Catholic leaders who want to revitalize their communities need to ask people about their lived relationship with God and then listen carefully. Rather than accepting mere labels such as “Catholic” or “atheist,” it’s important to ask the person to elaborate and find out what they really mean. People may move closer to a relationship with God just by opening up and telling their story — after trust has been established.

The next step Weddell advises is that leaders have to be able to tell their own story of a personal relationship with God. It doesn’t have to include Bible quotes or high drama, “just tell it very simply in your own words. ‘This is what God did for me.’ And it’s stunning the number of people who are dying to know that it’s possible that there’s a loving God who can intervene in my life. All you’re saying is. ‘I know it’s true because I’ve lived it.’ That’s witness,” Weddell said.

Throughout the two-day conference that attracted catechists, parish council members and adult faith formation coordinators and other leaders, Weddell encouraged participants to reenergize their communities through calling people to become what she calls “intentional disciples.” What’s happening in parishes — RCIA, Eucharistic Adoration, the training of lectors and altar servers — needs to be seen as part of the mission of evangelization, and all of the efforts need to be girded with intercessory prayer. The work of the parish needs to be seen not just as maintenance, but as a dynamic mission of evangelization.

Donna Macia, who trains catechists at Our Lady of Guadalupe Parish in Queen Creek, said Weddell’s message was powerful.

“I think it’s amazing that all the parish leaders get to hear that the most important thing is evangelism, Macia said. “Now we can go home on fire to remember to speak to those people who can be evangelized. I think I’m going to remember that in every training session.”

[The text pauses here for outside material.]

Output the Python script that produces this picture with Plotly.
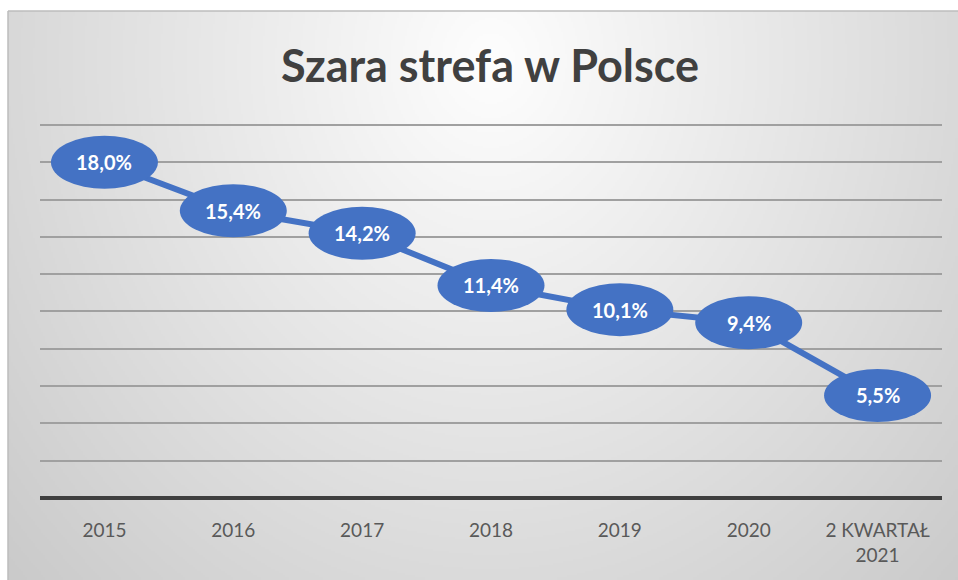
import zlib, struct, base64, math
import plotly.graph_objects as go

# ---- data ----
categories = ["2015", "2016", "2017", "2018", "2019", "2020", "2 KWARTAŁ<br>2021"]
values = [18.0, 15.4, 14.2, 11.4, 10.1, 9.4, 5.5]
title_text = "Szara strefa w Polsce"

W, H = 958, 580

# ---- radial gray gradient background as PNG ----
def make_png(w, h, func):
    raw = bytearray()
    for j in range(h):
        raw.append(0)
        for i in range(w):
            raw.append(func(i, j))
    def chunk(t, d):
        c = struct.pack(">I", len(d)) + t + d
        return c + struct.pack(">I", zlib.crc32(t + d) & 0xffffffff)
    png = b"\x89PNG\r\n\x1a\n"
    png += chunk(b"IHDR", struct.pack(">IIBBBBB", w, h, 8, 0, 0, 0, 0))
    png += chunk(b"IDAT", zlib.compress(bytes(raw), 9))
    png += chunk(b"IEND", b"")
    return "data:image/png;base64," + base64.b64encode(png).decode()

gw, gh = 475, 285
def grad(i, j):
    x = 8 + i * (W - 8) / gw
    y = 11 + j * (H - 11) / gh
    d = math.hypot((x - 490) / 560, (y - 60) / 640)
    v = 254 - 44 * d
    return int(max(200, min(255, v)))

bg = make_png(gw, gh, grad)

xs = list(range(len(categories)))

fig = go.Figure()
fig.add_trace(go.Scatter(
    x=xs, y=values, mode="lines",
    line=dict(color="#4472C4", width=6),
    hoverinfo="skip", showlegend=False,
))

shapes = []
annotations = []
for i, v in zip(xs, values):
    shapes.append(dict(
        type="circle", xref="x", yref="y",
        xsizemode="pixel", ysizemode="pixel",
        xanchor=i, yanchor=v,
        x0=-53.5, x1=53.5, y0=-26.5, y1=26.5,
        fillcolor="#4472C4", line=dict(width=0), layer="above",
    ))
    annotations.append(dict(
        x=i, y=v, xref="x", yref="y", showarrow=False,
        text=f"{v:.1f}".replace(".", ",") + "%",
        font=dict(family="Lato", size=20, color="white", weight="bold"),
    ))

# frame lines
shapes.append(dict(type="line", xref="paper", yref="paper",
                   x0=8 / W, x1=1, y0=1 - 11 / H, y1=1 - 11 / H,
                   line=dict(color="#BDBDBD", width=1.5)))
shapes.append(dict(type="line", xref="paper", yref="paper",
                   x0=8 / W, x1=8 / W, y0=0, y1=1 - 11 / H,
                   line=dict(color="#BDBDBD", width=1.5)))

annotations.append(dict(
    x=490 / W, y=1 - 65 / H, xref="paper", yref="paper",
    xanchor="center", yanchor="middle", showarrow=False,
    text=title_text,
    font=dict(family="Lato", size=45, color="#404040", weight="bold"),
))

ymax = 20.3
px_per_unit = (498 - 125) / 20.0
top_px = 498 - ymax * px_per_unit

fig.update_layout(
    width=W, height=H,
    margin=dict(l=0, r=0, t=0, b=0),
    paper_bgcolor="white",
    plot_bgcolor="rgba(0,0,0,0)",
    images=[dict(source=bg, xref="paper", yref="paper",
                 x=8 / W, y=1 - 11 / H, sizex=(W - 8) / W, sizey=(H - 11) / H,
                 xanchor="left", yanchor="top", sizing="stretch", layer="below")],
    shapes=shapes,
    annotations=annotations,
    xaxis=dict(
        domain=[40 / W, 942 / W], range=[-0.5, len(categories) - 0.5],
        tickmode="array", tickvals=xs, ticktext=categories,
        showgrid=False, zeroline=False, showline=False, ticks="",
        tickfont=dict(family="Lato", size=19, color="#595959"),
        ticklabelstandoff=19, fixedrange=True,
    ),
    yaxis=dict(
        domain=[(H - 498) / H, (H - top_px) / H], range=[0, ymax],
        tickvals=[2, 4, 6, 8, 10, 12, 14, 16, 18, 20],
        showticklabels=False, showgrid=True, gridcolor="#A0A0A0", gridwidth=2,
        zeroline=True, zerolinecolor="#3F3F3F", zerolinewidth=4,
        showline=False, ticks="", fixedrange=True,
    ),
    showlegend=False,
)

fig.write_html("out.html", config={"displayModeBar": False},
               post_script="document.body.style.margin='0';")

Araceli Duarte of St. Louis the King Parish in Glendale was excited about the future. “We are taking back the plan how we’re going to do this over there,” Duarte said. “We’re thinking of starting with retreats where we can have opportunities for people to become disciples.” The parish is already doing so with the Hispanic community, she said. Now the challenge is to reach out to the growing non-Hispanic members of the parish.